For years, many England internationals have plied their club trade in Australia and New Zealand, the two heavyweights of the sport whose success on the court has been widely attributed to having world-class domestic leagues. But that could soon change with a more robust and more competitive NSL.

From next year, matches will be played across the country in bigger arenas in the hope of growing the sport’s existing fan base and delivering enhanced match-day experiences for fans.

Inevitably, a lot of the big decisions will have come down to money which, put simply, netball does not have a lot of.

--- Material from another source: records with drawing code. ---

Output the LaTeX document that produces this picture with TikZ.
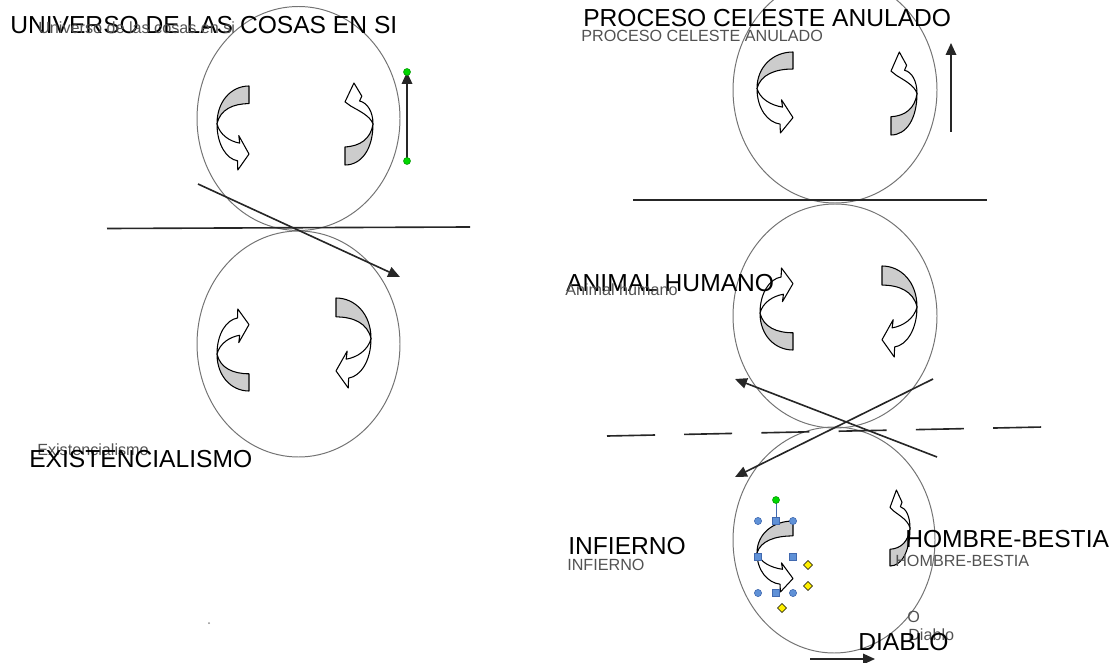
\documentclass[tikz,border=0pt]{standalone}
\usepackage{fontspec}
\setmainfont{Liberation Sans}
\usetikzlibrary{arrows.meta}

\definecolor{bandgray}{RGB}{204,204,204}
\definecolor{selblue}{RGB}{95,145,215}
\definecolor{selblueline}{RGB}{65,105,175}
\definecolor{selgreen}{RGB}{0,215,0}
\definecolor{selyellow}{RGB}{255,240,0}

\begin{document}
\begin{tikzpicture}[x=0.025cm,y=-0.025cm,every text node part/.style={align=left},
  etiq/.style={anchor=base west,inner sep=0pt,font=\fontsize{17.5pt}{20pt}\selectfont},
  nota/.style={anchor=base west,inner sep=0pt,text=black!68,font=\fontsize{11.5pt}{13pt}\selectfont},
  circulo/.style={draw=black!55,line width=0.7pt},
  raya/.style={draw=black!85,line width=1.15pt},
  flecha/.style={raya,-{Triangle[length=8.5pt,width=7.5pt]}},
  tirador/.style={fill=selblue,draw=selblueline,line width=0.4pt},
  giro/.style={draw=black,line width=0.75pt,line join=round},
  % curved arrow, grey back on top, head bottom right
  cvA/.pic={
    \filldraw[giro,fill=bandgray] (0.5,-0.5) .. controls (-0.05,-0.5) and (-0.5,-0.32) .. (-0.5,-0.05)
      .. controls (-0.4,-0.22) and (0,-0.29) .. (0.5,-0.29) -- cycle;
    \filldraw[giro,fill=white] (-0.5,-0.05) .. controls (-0.5,0.2) and (-0.2,0.37) .. (0.14,0.39)
      -- (0.15,0.5) -- (0.5,0.31) -- (0.18,0.09) -- (0.21,0.18)
      .. controls (-0.1,0.16) and (-0.42,0.08) .. (-0.5,-0.05) -- cycle;
  },
  % curved arrow, grey back at bottom, head on top
  cvB/.pic={
    \filldraw[giro,fill=bandgray] (-0.5,0.5) .. controls (0.1,0.5) and (0.5,0.3) .. (0.5,0)
      .. controls (0.42,0.18) and (0.05,0.27) .. (-0.5,0.28) -- cycle;
    \filldraw[giro,fill=white] (0.5,0) .. controls (0.5,-0.15) and (0.3,-0.26) .. (0.02,-0.28)
      -- (0.1,-0.34) -- (-0.18,-0.5) -- (-0.5,-0.27) -- (-0.3,-0.22)
      .. controls (0,-0.16) and (0.4,-0.1) .. (0.5,0) -- cycle;
  }]
  \useasboundingbox (0,0) rectangle (1117,663);

  % circles
  \coordinate (cosas) at (298.5,118.5);
  \coordinate (exist) at (298.5,344);
  \coordinate (celeste) at (835,90);
  \coordinate (animal) at (835,316);
  \coordinate (infierno) at (834,540);
  \draw[circulo] (cosas) ellipse [x radius=101.5,y radius=112];
  \draw[circulo] (exist) ellipse [x radius=101.5,y radius=113];
  \draw[circulo] (celeste) ellipse [x radius=102,y radius=113];
  \draw[circulo] (animal) ellipse [x radius=102,y radius=112];
  \draw[circulo] (infierno) ellipse [x radius=101,y radius=113];

  % lines
  \coordinate (l1a) at (107,228.5);
  \coordinate (l1b) at (470,227);
  \coordinate (l2a) at (633,200);
  \coordinate (l2b) at (987,200);
  \coordinate (l3a) at (607,436);
  \coordinate (l3b) at (1043,427);
  \draw[raya] (l1a) -- (l1b);
  \draw[raya] (l2a) -- (l2b);
  \draw[raya,dash pattern=on 1.2cm off 0.73cm] (l3a) -- (l3b);

  % straight arrows
  \coordinate (d1a) at (198,184);
  \coordinate (d1b) at (400,277);
  \coordinate (v1a) at (407,161);
  \coordinate (v1b) at (407,72);
  \coordinate (v2a) at (951,132);
  \coordinate (v2b) at (951,43);
  \coordinate (x1a) at (937,457);
  \coordinate (x1b) at (735,379);
  \coordinate (x2a) at (933,379);
  \coordinate (x2b) at (735,477);
  \coordinate (h1a) at (810,659);
  \coordinate (h1b) at (875,659);
  \draw[flecha] (d1a) -- (d1b);
  \draw[flecha] (v1a) -- (v1b);
  \draw[flecha] (v2a) -- (v2b);
  \draw[flecha] (x1a) -- (x1b);
  \draw[flecha] (x2a) -- (x2b);
  \draw[flecha] (h1a) -- (h1b);
  \foreach \p in {v1a,v1b}
    \filldraw[fill=selgreen,draw=black!40!green,line width=0.4pt] (\p) circle [radius=3.5];

  % curved arrows
  \pic[xscale=32,yscale=84] at (233,128) {cvA};
  \pic[xscale=28,yscale=82] at (359,124) {cvB};
  \pic[xscale=32,yscale=-82] at (233,350) {cvA};
  \pic[xscale=-35,yscale=90] at (353.5,343) {cvA};
  \pic[xscale=36,yscale=81] at (775,92.5) {cvA};
  \pic[xscale=26,yscale=83] at (904,93.5) {cvB};
  \pic[xscale=33,yscale=-82] at (776.5,309) {cvA};
  \pic[xscale=-35,yscale=91] at (899.5,311.5) {cvA};
  \pic[xscale=36,yscale=71] at (775,556.5) {cvA};
  \pic[xscale=20,yscale=76] at (900,528) {cvB};

  % selection handles
  \draw[selblueline,line width=0.5pt] (776,500) -- (776,521);
  \filldraw[fill=selgreen,draw=black!40!green,line width=0.4pt] (776,500) circle [radius=3.5];
  \foreach \x/\y in {758/521,793/521,758/593,793/593}
    \filldraw[tirador] (\x,\y) circle [radius=3.6];
  \foreach \x/\y in {776/521,776/593,758/557,793/557}
    \filldraw[tirador] (\x-3.5,\y-3.5) rectangle (\x+3.5,\y+3.5);
  \foreach \x/\y in {808/565,808/586,782/608}
    \filldraw[fill=selyellow,draw=black,line width=0.4pt] (\x,\y-4.5) -- (\x+4.5,\y) -- (\x,\y+4.5) -- (\x-4.5,\y) -- cycle;
  \fill[black!45] (209,623) circle [radius=1];

  % labels
  \node[etiq] (universo) at (10,34) {UNIVERSO DE LAS COSAS EN SI};
  \node[nota] (universo2) at (38,34) {Universo de las cosas en si};
  \node[etiq] (proceso) at (583,27) {PROCESO CELESTE ANULADO};
  \node[nota] (proceso2) at (581,42) {PROCESO CELESTE ANULADO};
  \node[etiq] (humano) at (566,291) {ANIMAL HUMANO};
  \node[nota] (humano2) at (565,295) {Animal humano};
  \node[nota] (existencia2) at (37,455) {Existencialismo};
  \node[etiq] (existencia) at (29,467) {EXISTENCIALISMO};
  \node[etiq] (infiernotxt) at (568,554) {INFIERNO};
  \node[nota] (infiernotxt2) at (567,570) {INFIERNO};
  \node[etiq] (bestia) at (905,547) {HOMBRE-BESTIA};
  \node[nota] (bestia2) at (895,566) {HOMBRE-BESTIA};
  \node[nota] (letrao) at (907,622) {O};
  \node[nota] (diablo2) at (908,640) {Diablo};
  \node[etiq] (diablo) at (858,650) {DIABLO};
\end{tikzpicture}
\end{document}
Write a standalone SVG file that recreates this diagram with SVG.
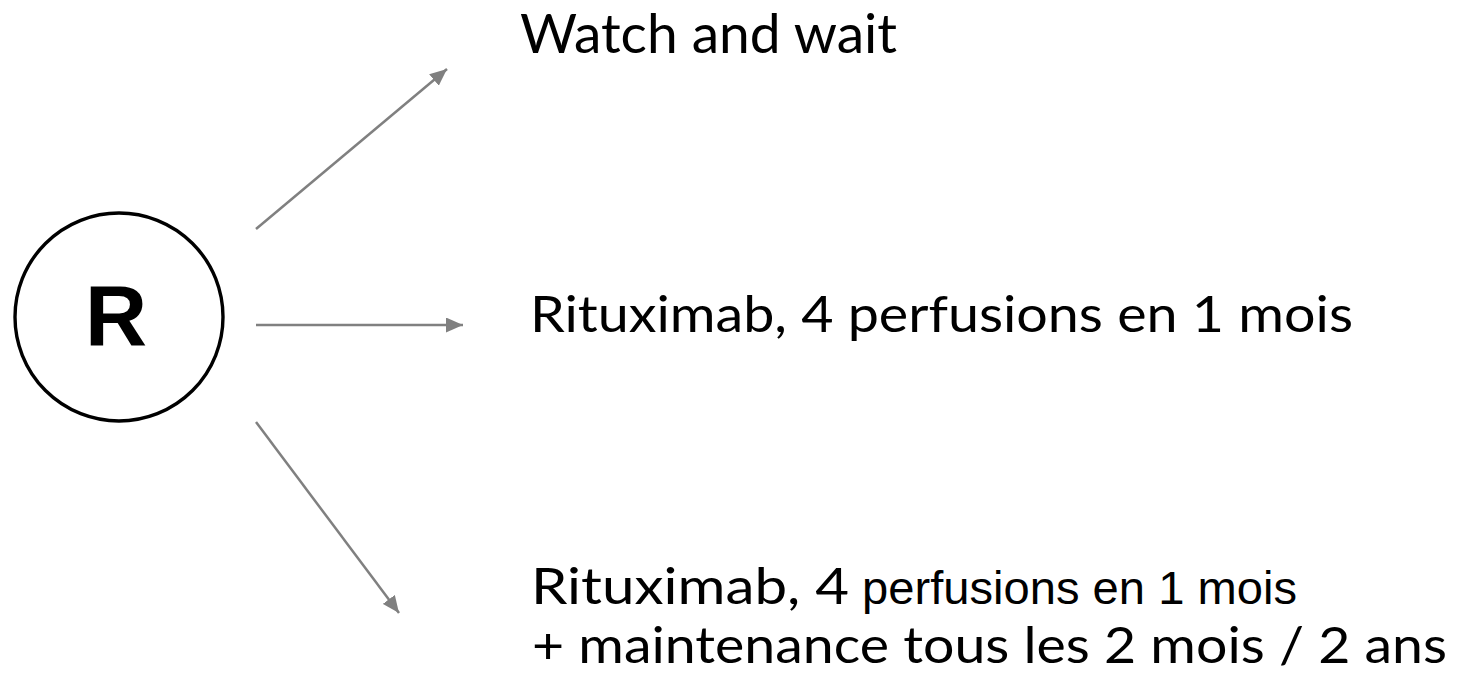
<svg xmlns="http://www.w3.org/2000/svg" width="1457" height="675" viewBox="0 0 1457 675">
  <defs>
    <marker id="arrow" markerUnits="userSpaceOnUse" markerWidth="17" markerHeight="15" refX="17" refY="7.5" orient="auto">
      <path d="M0,0 L17,7.5 L0,15 z" fill="#808080"/>
    </marker>
    <style>
      .conn { stroke: #808080; stroke-width: 2.5; fill: none; marker-end: url(#arrow); }
      .hand { font-family: Lato, "DejaVu Sans", sans-serif; fill: #000; }
      .plain { font-family: "Liberation Sans", Arial, sans-serif; fill: #000; }
    </style>
  </defs>
  <rect width="1457" height="675" fill="#ffffff"/>

  <g id="node-R">
    <circle cx="119" cy="317" r="104" fill="#ffffff" stroke="#000" stroke-width="3.4"/>
    <text x="116" y="345" text-anchor="middle" font-family="Liberation Sans, Arial, sans-serif" font-weight="bold" font-size="86">R</text>
  </g>

  <g id="connectors">
    <line class="conn" x1="256" y1="229" x2="447" y2="69"/>
    <line class="conn" x1="256" y1="325" x2="463" y2="325"/>
    <line class="conn" x1="256" y1="422" x2="399" y2="613"/>
  </g>

  <g id="node-watch">
    <text class="hand" x="520" y="53" font-size="55" textLength="377" lengthAdjust="spacingAndGlyphs">Watch and wait</text>
  </g>

  <g id="node-rituximab">
    <text class="hand" x="530" y="332" font-size="51" textLength="823" lengthAdjust="spacingAndGlyphs">Rituximab, 4 perfusions en 1 mois</text>
  </g>

  <g id="node-maintenance">
    <text class="hand" x="531" y="604" font-size="51" textLength="318" lengthAdjust="spacingAndGlyphs">Rituximab, 4</text>
    <text class="plain" x="862" y="604" font-size="46" textLength="435" lengthAdjust="spacingAndGlyphs">perfusions en 1 mois</text>
    <text class="hand" x="532" y="663" font-size="51" textLength="915" lengthAdjust="spacingAndGlyphs">+ maintenance tous les 2 mois / 2 ans</text>
  </g>
</svg>
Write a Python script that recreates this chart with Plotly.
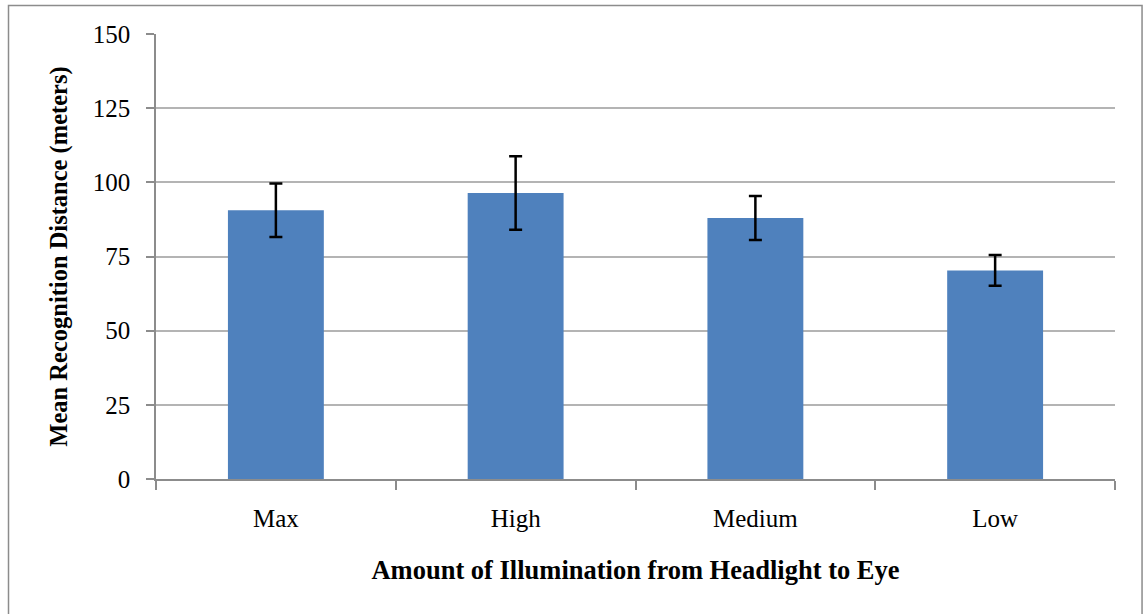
import plotly.graph_objects as go

categories = ["Max", "High", "Medium", "Low"]
means = [90.6, 96.4, 88.0, 70.3]
errors = [9.0, 12.4, 7.4, 5.2]
y_ticks = [0, 25, 50, 75, 100, 125, 150]

fig = go.Figure()
fig.add_trace(go.Bar(
    x=categories, y=means, width=0.4,
    marker=dict(color="#4F81BD", line=dict(width=0)),
    error_y=dict(type="data", array=errors, visible=True,
                 color="#000000", thickness=2.5, width=6.5),
    showlegend=False,
))

font_family = "Liberation Serif, Times New Roman, serif"

fig.update_layout(
    width=1143, height=614,
    margin=dict(l=156, r=28, t=34, b=135),
    paper_bgcolor="white", plot_bgcolor="white",
    font=dict(family=font_family, color="#000000"),
    bargap=0.6,
    xaxis=dict(
        type="category",
        showgrid=False,
        showline=True, linecolor="#8C8C8C", linewidth=1.5,
        ticks="outside", ticklen=9, tickcolor="#8C8C8C", tickwidth=1.5,
        tickson="boundaries",
        tickfont=dict(size=25, family=font_family),
        ticklabelstandoff=16,
        title=dict(text="<b>Amount of Illumination from Headlight to Eye</b>",
                   font=dict(size=26.5, family=font_family), standoff=30),
        fixedrange=True,
    ),
    yaxis=dict(
        range=[0, 150],
        tickvals=y_ticks,
        showgrid=True, gridcolor="#B4B4B4", gridwidth=1.5,
        showline=True, linecolor="#8C8C8C", linewidth=1.5,
        ticks="outside", ticklen=8, tickcolor="#8C8C8C", tickwidth=1.5,
        tickfont=dict(size=25, family=font_family),
        ticklabelstandoff=11,
        zeroline=False,
        title=dict(text="<b>Mean Recognition Distance (meters)</b>",
                   font=dict(size=24.5, family=font_family), standoff=18),
        fixedrange=True,
    ),
    shapes=[dict(type="rect", xref="paper", yref="paper",
                 x0=-0.1538, x1=1.0282, y0=-0.4, y1=1.064,
                 line=dict(color="#8C8C8C", width=1.5), layer="below")],
)

fig.write_html("out.html", config={"displayModeBar": False},
               post_script="document.body.style.margin='0px';")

This season the average player salary in the NSL is £7,500 and the league’s salary cap for the whole squad, comprising 10 players and two marquee players, stands at £120,000, which is set to increase next year.

Those sorts of figures are peanuts to a massive Premier League club like Nottingham Forest, whose inclusion in the NSL has come at the expense of one of the league’s most successful teams.

The culling of Team Bath bears huge resemblance to other patterns of events that have occurred when women’s team sports have started the push towards professionalism.

When the Football Association revamped the Women’s Super League in 2013, Doncaster Belles lost out to Manchester City, a decision which at the time caused widespread uproar. When the Rugby Football Union rebranded its women’s premiership in 2017, Lichfield, a club that produced scores of England women’s rugby internationals, was controversially excluded.

Yet these are exciting times for netball. A more streamlined league may produce more competitive matches and help grow the league’s commercial appeal and, for the first time, offer real career opportunities for netball players.

At a time when netball has been trying to keep pace with the huge growth of other women’s sports, many will argue this sort of revamp has been long overdue.